As always, in life, it’s all a matter of “show, don’t tell”.
In university, the playwright Oscar Wilde, a notorious and entirely unapologetic lover of men, was ambushed by four students who attacked him. An experience boxer and an excellent rower, Wilde successfully fought the four young men off. He stood his ground and they retreated, badly humiliated and pummeled by a man they had regarded an easy target.
People can tell you whatever they hell they wish to tell you, and it is up to you whether or not to beliebve them. Self-worth and self-confidence is, ultimately, something innate — it has to come from a place deep inside yourself. A part of you that knows that you are a capable man, the very core of what makes you who you are. Your core, if you will. You can steel it through hardship, through experience, exercise. Sooner or later, it will be put to the test. And that’s when the world will weigh you, and find you either are the man you thought you were, or found lacking…
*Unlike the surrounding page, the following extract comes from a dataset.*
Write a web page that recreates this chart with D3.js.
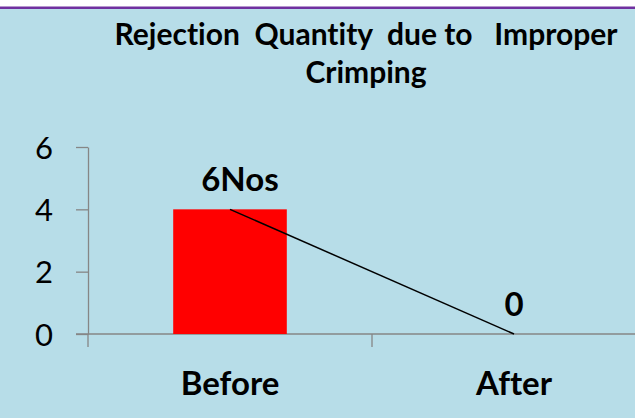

People have the “right” to tell you what they wish to tell you. And you, yourself, have the right to show them wrong, if you can. As for what makes a man a “real man”, the jury isn’t out on that. I say, it is any man who can stand his ground and take care of himself when push comes to shove and fists start swinging. Some men flee, some men freeze, and some men fight. Only one of these three categories of men will look at themselves in the mirror once danger leaves and do so with pride, liking what they see. Be that type of man. Or die trying.